James Freis, director of FinCEN, told bankers at an anti-money-laundering conference in Washington on Nov. 15 that his division will work with the Securities and Exchange Commission as well as state regulators as it drafts the proposal. “FinCEN is currently revisiting the topic of investment advisors” having anti-money-laundering plans, and “building on the changes to that industry pursuant to the Dodd-Frank Act, the SEC rules implementing Dodd-Frank and other changes,” Freis said.

Among participants in the securities industry, FinCEN’s rules currently apply to broker-dealers and to mutual funds, he said. FinCEN formally began focusing public attention on investment advisors in September 2002, Freis said, when FinCEN published a notice of proposed rulemaking in the Federal Register proposing that unregistered investment companies establish anti-money-laundering programs.

Although investment advisors are not expressly included within the definition of financial institution under the Bank Secrecy Act, “the BSA authorizes the secretary to include additional types of entities within the definition of financial institution” and on May 5, 2003, FinCEN published a notice of proposed rulemaking in the Federal Register proposing that investment advisors establish anti-money laundering programs, Freis explained.

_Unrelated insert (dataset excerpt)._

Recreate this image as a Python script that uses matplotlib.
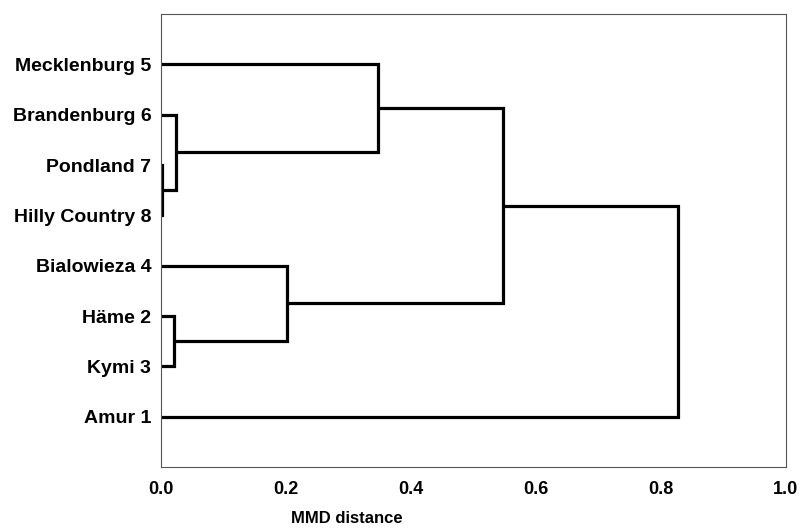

However, on Nov. 4, 2008, FinCEN announced that it was withdrawing the proposed regulations and would not proceed with regulations for these entities without publishing new proposals and allowing for industry comments.

Additionally since then, Freis said, “there have been significant changes in the regulatory framework for investment advisers with the passage of the Dodd-Frank Act and SEC rules implementing Dodd-Frank.”